» **BRIEF**:
Where the line holding "Write a LaTeX" appears, start copying, and continue exactly through the last line of the listing, skipping pictures.

--- Begin DATASET ENTRIES ---

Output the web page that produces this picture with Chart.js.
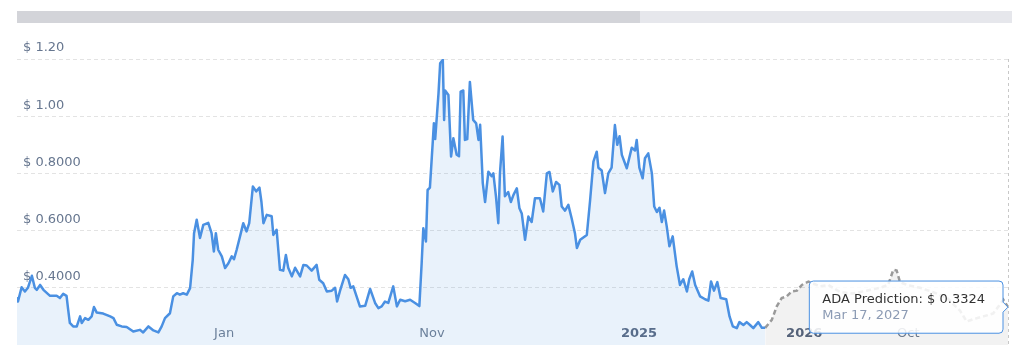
<!DOCTYPE html>
<html>
<head>
<meta charset="utf-8">
<script src="https://cdn.jsdelivr.net/npm/chart.js@4/dist/chart.umd.min.js"></script>
<style>
  html, body { margin: 0; padding: 0; background: #ffffff; }
  #wrap { width: 1024px; height: 353px; position: relative; }
</style>
</head>
<body>
<div id="wrap"><canvas id="c" width="1024" height="353"></canvas></div>
<script>
// ---- data (time index along an ordinal axis, price in USD) ----
const histT = [0,0.3,1.4,2.4,3.3,4.5,5.4,6.0,7.0,8.0,10.0,12.0,13.0,14.0,15.0,15.5,16.0,17.0,18.1,19.1,19.6,20.6,21.6,22.6,23.3,24.1,26.1,28.2,29.2,30.2,31.7,33.2,35.2,37.2,38.2,39.8,41.3,42.8,43.8,44.8,46.3,47.3,48.4,49.3,50.3,51.4,52.4,53.2,53.6,54.4,55.4,56.4,57.9,58.9,59.6,60.2,60.9,62.0,63.0,64.0,65.0,65.7,66.5,67.5,68.5,69.5,70.3,71.4,72.4,73.4,74.0,74.6,75.6,77.1,77.6,78.6,79.6,80.6,81.4,82.1,83.2,84.2,85.7,86.7,87.7,89.2,90.7,91.5,92.7,93.8,95.3,96.3,96.9,97.8,99.3,100.3,101.0,101.8,102.8,103.8,105.4,106.9,108.4,109.4,110.4,111.4,112.4,113.9,115.0,116.0,117.5,119.0,120.5,121.8,122.5,123.0,123.8,124.3,125.0,125.9,126.2,126.6,127.6,128.1,128.9,129.3,129.6,130.6,131.4,132.1,133.1,133.8,134.3,135.1,135.6,136.3,137.1,138.1,139.0,139.7,140.2,141.0,141.7,142.7,143.7,144.2,145.0,145.7,146.2,147.0,147.7,148.7,149.5,150.3,151.3,152.1,152.8,153.8,154.8,155.8,156.8,158.3,159.3,160.4,161.2,162.2,163.2,164.2,164.9,165.9,166.9,167.9,168.9,169.5,170.5,172.5,173.5,174.5,175.5,176.0,177.0,178.0,179.0,180.0,181.0,181.7,182.4,183.1,184.6,186.1,187.1,187.6,188.4,189.4,190.1,191.1,192.2,192.9,193.7,194.5,195.2,195.9,196.7,197.5,198.5,199.7,200.7,201.7,202.8,203.5,204.4,205.3,206.8,208.3,209.3,210.1,211.0,212.0,213.0,214.7,215.7,216.7,217.9,218.7,219.9,220.9,221.9,222.9,224.4,225.5,226.5];
const histV = [0.364,0.352,0.402,0.387,0.400,0.442,0.400,0.393,0.410,0.393,0.372,0.372,0.364,0.379,0.372,0.323,0.277,0.265,0.265,0.300,0.277,0.294,0.288,0.300,0.333,0.314,0.310,0.300,0.294,0.271,0.265,0.263,0.247,0.253,0.244,0.265,0.251,0.244,0.265,0.294,0.311,0.370,0.381,0.376,0.381,0.376,0.399,0.498,0.591,0.638,0.574,0.620,0.627,0.591,0.527,0.591,0.533,0.510,0.469,0.486,0.510,0.500,0.533,0.579,0.626,0.597,0.626,0.754,0.737,0.750,0.700,0.626,0.655,0.650,0.585,0.603,0.463,0.460,0.515,0.470,0.440,0.470,0.440,0.480,0.478,0.460,0.480,0.428,0.416,0.387,0.390,0.400,0.352,0.390,0.445,0.430,0.400,0.405,0.370,0.335,0.337,0.396,0.347,0.329,0.335,0.352,0.347,0.405,0.335,0.358,0.353,0.358,0.347,0.336,0.486,0.608,0.562,0.742,0.750,0.917,0.975,0.920,1.080,1.185,1.197,0.987,1.090,1.074,0.859,0.923,0.865,0.860,1.086,1.090,0.917,0.920,1.120,0.987,0.975,0.917,0.970,0.766,0.700,0.806,0.790,0.800,0.719,0.626,0.800,0.929,0.720,0.735,0.700,0.725,0.748,0.678,0.660,0.568,0.649,0.630,0.713,0.713,0.667,0.800,0.805,0.737,0.770,0.760,0.684,0.670,0.690,0.643,0.591,0.539,0.568,0.585,0.707,0.841,0.876,0.820,0.810,0.731,0.800,0.820,0.969,0.900,0.930,0.865,0.818,0.890,0.880,0.917,0.820,0.783,0.853,0.870,0.800,0.684,0.665,0.680,0.630,0.670,0.614,0.545,0.580,0.475,0.410,0.430,0.387,0.430,0.457,0.410,0.370,0.360,0.355,0.422,0.390,0.420,0.364,0.360,0.300,0.265,0.259,0.280,0.270,0.280,0.270,0.259,0.280,0.260,0.260];
const predT = [226.5,228.5,230.0,231.5,233.0,234.5,236.1,237.6,239.6,243.1,245.6,249.2,253.1,257.2,261.3,263.7,265.3,266.3,267.3,269.4,273.4,277.3,281.5,285.5,287.5,289.4,292.5,295.5,298.6,300.0];
const predV = [0.260,0.288,0.335,0.364,0.370,0.387,0.390,0.410,0.422,0.405,0.410,0.385,0.380,0.390,0.400,0.410,0.463,0.460,0.420,0.410,0.400,0.385,0.365,0.320,0.282,0.290,0.300,0.310,0.358,0.3324];
const xTickPos = [62.7, 125.6, 188.3, 238.3, 269.8];
const xTickLabels = ['Jan', 'Nov', '2025', '2026', 'Oct'];
const xTickIsYear = [false, false, true, true, false];
const yTickValues = [0.2, 0.4, 0.6, 0.8, 1.0, 1.2];
const yTickLabels = ['', '$ 0.4000', '$ 0.6000', '$ 0.8000', '$ 1.00', '$ 1.20'];
const seriesName = 'ADA Prediction';
const tooltipDate = 'Mar 17, 2027';

// ---- build ----
const FONT = '"DejaVu Sans", Verdana, sans-serif';
Chart.defaults.font.family = FONT;
Chart.defaults.font.size = 13;

const histData = histT.map((t, i) => ({ x: t, y: histV[i] }));
const predData = predT.map((t, i) => ({ x: t, y: predV[i] }));

const navigatorPlugin = {
  id: 'navigatorBar',
  beforeDraw(chart) {
    const ctx = chart.ctx;
    const left = chart.chartArea.left;
    ctx.save();
    ctx.fillStyle = '#e6e7ec';
    ctx.fillRect(left, 11, 1012 - left, 12);
    ctx.fillStyle = '#d3d4d9';
    ctx.fillRect(left, 11, 640 - left, 12);
    ctx.restore();
  }
};

const crosshairPlugin = {
  id: 'crosshair',
  afterDatasetsDraw(chart) {
    const ctx = chart.ctx;
    const xs = chart.scales.x;
    const px = Math.round(xs.getPixelForValue(predT[predT.length - 1])) + 0.5;
    ctx.save();
    ctx.strokeStyle = '#c8c8c8';
    ctx.lineWidth = 1;
    ctx.setLineDash([3, 3]);
    ctx.beginPath();
    ctx.moveTo(px, chart.chartArea.top);
    ctx.lineTo(px, chart.chartArea.bottom);
    ctx.stroke();
    ctx.restore();
  }
};

function zeroPad(scale) {
  scale.paddingTop = 0;
  scale.paddingBottom = 0;
  scale.paddingLeft = 0;
  scale.paddingRight = 0;
}

const chart = new Chart(document.getElementById('c'), {
  type: 'line',
  data: {
    datasets: [
      {
        label: 'ADA',
        data: histData,
        borderColor: '#4a90e2',
        backgroundColor: 'rgba(74,144,226,0.12)',
        borderWidth: 2.5,
        fill: 'start',
        pointRadius: 0,
        pointHoverRadius: 0,
        tension: 0,
        borderJoinStyle: 'round'
      },
      {
        label: seriesName,
        data: predData,
        borderColor: '#9a9a9a',
        backgroundColor: 'rgba(0,0,0,0.05)',
        borderWidth: 2.5,
        borderDash: [5, 3],
        fill: 'start',
        pointRadius: 0,
        pointHoverRadius: 0,
        tension: 0
      }
    ]
  },
  options: {
    responsive: false,
    animation: false,
    events: [],
    layout: { padding: { top: 59, left: 17, right: 16, bottom: 8 } },
    scales: {
      x: {
        type: 'linear',
        min: 0,
        max: 300,
        grid: { display: false, drawTicks: false },
        border: { display: false },
        afterFit(scale) { scale.height = 0; zeroPad(scale); },
        afterBuildTicks(scale) { scale.ticks = xTickPos.map(v => ({ value: v })); },
        ticks: {
          autoSkip: false,
          maxRotation: 0,
          mirror: true,
          padding: 4,
          font: (ctx) => ({ family: FONT, size: 13, weight: xTickIsYear[ctx.index] ? 'bold' : 'normal' }),
          color: (ctx) => xTickIsYear[ctx.index] ? '#5a6880' : '#707e92',
          callback: (v, i) => xTickLabels[i]
        }
      },
      y: {
        type: 'linear',
        min: 0.2,
        max: 1.2,
        border: { display: false, dash: [4, 3] },
        afterFit(scale) { scale.width = 0; zeroPad(scale); },
        afterBuildTicks(scale) { scale.ticks = yTickValues.map(v => ({ value: v })); },
        grid: {
          drawTicks: false,
          color: (ctx) => ctx.index === 0 ? 'rgba(0,0,0,0)' : '#e3e3e3',
          lineWidth: 1
        },
        ticks: {
          mirror: true,
          padding: 6,
          labelOffset: -11,
          color: '#66768f',
          font: { family: FONT, size: 13 },
          callback: (v, i) => yTickLabels[i]
        }
      }
    },
    plugins: {
      legend: { display: false },
      tooltip: {
        enabled: true,
        xAlign: 'right',
        yAlign: 'center',
        backgroundColor: 'rgba(255,255,255,0.86)',
        borderColor: '#4a90e2',
        borderWidth: 1,
        cornerRadius: 4,
        caretSize: 5,
        caretPadding: 0,
        displayColors: false,
        padding: { top: 11, bottom: 10, left: 13, right: 18 },
        titleFont: { family: FONT, size: 13, weight: 'normal' },
        titleColor: '#333333',
        titleMarginBottom: 0,
        bodyFont: { family: FONT, size: 13 },
        bodyColor: '#8c9bb4',
        callbacks: {
          title: (items) => seriesName + ': $ ' + items[0].parsed.y.toFixed(4),
          label: () => tooltipDate
        }
      }
    }
  },
  plugins: [navigatorPlugin, crosshairPlugin]
});

const lastIdx = predT.length - 1;
const el = chart.getDatasetMeta(1).data[lastIdx];
chart.tooltip.setActiveElements([{ datasetIndex: 1, index: lastIdx }], { x: el.x, y: el.y });
chart.update();
</script>
</body>
</html>
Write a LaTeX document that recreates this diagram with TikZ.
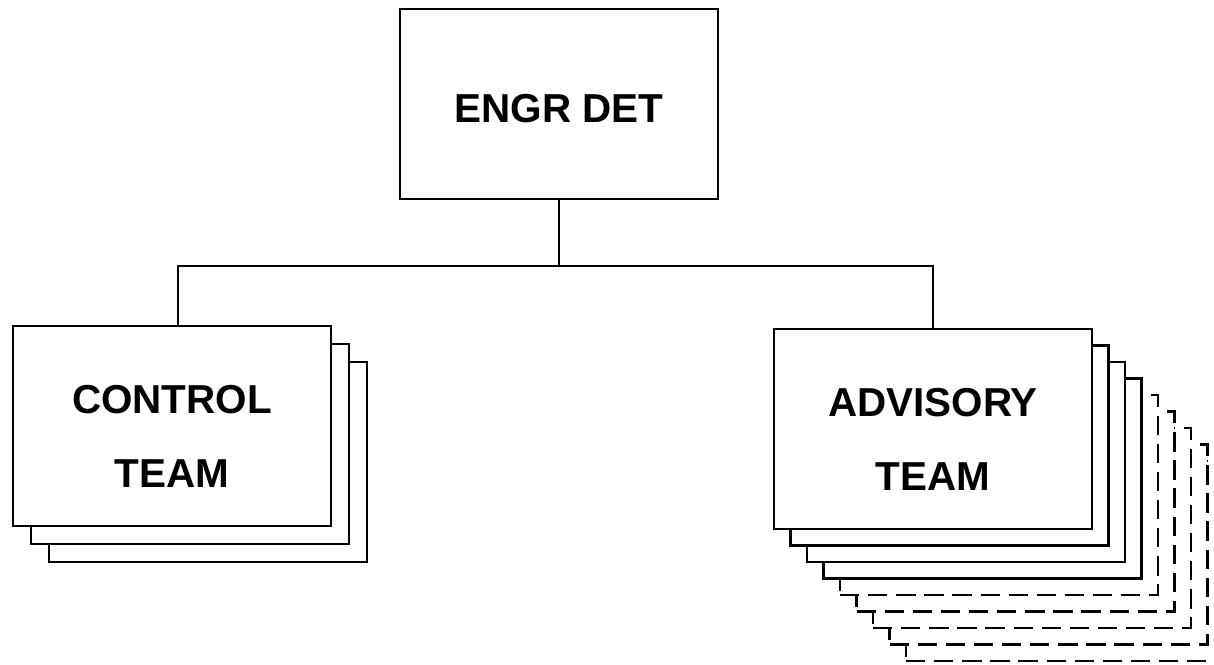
\documentclass[tikz,border=0pt]{standalone}
\usepackage{fontspec}
\setmainfont{Liberation Sans}
\begin{document}
\begin{tikzpicture}[x=0.02cm, y=-0.02cm,
    unit/.style={draw, line width=1.4pt, fill=white, minimum width=6.36cm,
      minimum height=4cm, align=center, inner sep=0pt, text height=70pt,
      font=\fontsize{23}{42}\selectfont\bfseries},
    ghost/.style={unit, dash pattern=on 11pt off 5pt},
    link/.style={line width=0.9pt}]
    \useasboundingbox (0,0) rectangle (1214,664);

    % Nodes
    \node[unit, minimum height=3.8cm, text height=21pt] (engr) at (559,104) {ENGR DET};

    \node[unit] (control2) at (208,462) {};
    \node[unit] (control1) at (190,444) {};
    \node[unit] (control) at (172,426) {CONTROL\\TEAM};

    \foreach \k in {8,...,4}
      \node[ghost] (advisory\k) at ({933+16.5*\k},{429+16.5*\k}) {};
    \foreach \k in {3,2,1}
      \node[unit] (advisory\k) at ({933+16.5*\k},{429+16.5*\k}) {};
    \node[unit] (advisory) at (933,429) {ADVISORY\\TEAM};

    % Lines
    \draw[link] (engr.south) -- ++(0,66) coordinate (split);
    \draw[link] (split) -| ([xshift=6*0.02cm]control.north);
    \draw[link] (split) -| (advisory.north);
\end{tikzpicture}
\end{document}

--- End DATASET ENTRIES ---

» **TASK SOLUTION**:
Write a LaTeX document that recreates this diagram with TikZ.
\documentclass[tikz,border=0pt]{standalone}
\usepackage{fontspec}
\setmainfont{Liberation Sans}
\begin{document}
\begin{tikzpicture}[x=0.02cm, y=-0.02cm,
    unit/.style={draw, line width=1.4pt, fill=white, minimum width=6.36cm,
      minimum height=4cm, align=center, inner sep=0pt, text height=70pt,
      font=\fontsize{23}{42}\selectfont\bfseries},
    ghost/.style={unit, dash pattern=on 11pt off 5pt},
    link/.style={line width=0.9pt}]
    \useasboundingbox (0,0) rectangle (1214,664);

    % Nodes
    \node[unit, minimum height=3.8cm, text height=21pt] (engr) at (559,104) {ENGR DET};

    \node[unit] (control2) at (208,462) {};
    \node[unit] (control1) at (190,444) {};
    \node[unit] (control) at (172,426) {CONTROL\\TEAM};

    \foreach \k in {8,...,4}
      \node[ghost] (advisory\k) at ({933+16.5*\k},{429+16.5*\k}) {};
    \foreach \k in {3,2,1}
      \node[unit] (advisory\k) at ({933+16.5*\k},{429+16.5*\k}) {};
    \node[unit] (advisory) at (933,429) {ADVISORY\\TEAM};

    % Lines
    \draw[link] (engr.south) -- ++(0,66) coordinate (split);
    \draw[link] (split) -| ([xshift=6*0.02cm]control.north);
    \draw[link] (split) -| (advisory.north);
\end{tikzpicture}
\end{document}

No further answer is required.